Ya nada queda, al menos superficialmente, de aquel Rodrigo Lanza que se hacía llamar el Rodri entre los colectivos antisistema y que daba charlas contra la Ley Mordaza en la capital aragonesa, ciudad en la que se estableció en el 2015 porque se sentía «acosado» por la Guardia Urbana de Barcelona. Ayer, ante el jurado popular, se mostró cabizbajo, con una sensibilidad a flor de piel que le hizo sollozar en varios momentos y con una estética radicalmente opuesta a la que lucía cuando participaba en «movimientos sociales, okupas y de barrio» de la capital aragonesa.

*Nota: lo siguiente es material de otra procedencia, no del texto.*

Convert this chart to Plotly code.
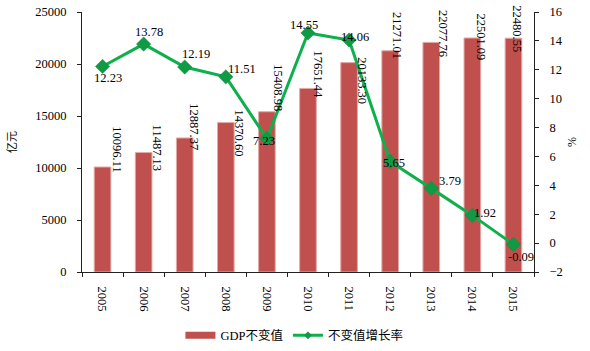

Eligió una camisa azul celeste y unos pantalones chinos de color beige para defender su inocencia. De zapatos eligió unas finas botas de cuero marrón a juego con un abrigo del mismo color y que bien podría lucir un hombre de finanzas. Su pelo también fue diferente. Llevó una raya en un lado y el pelo cortado. Sus características rastas ya eran pasado, al igual que los piercings que lucía. Los nueve miembros del jurado le tenían lejos, pero la proximidad revelaba los pendientes que en su día llevó, especialmente, los agujeros de las dilataciones. Cambiar de imagen es ya algo habitual en estos reos. Antes lo hicieron Ana Julia Quezada o el asesino de Pioz.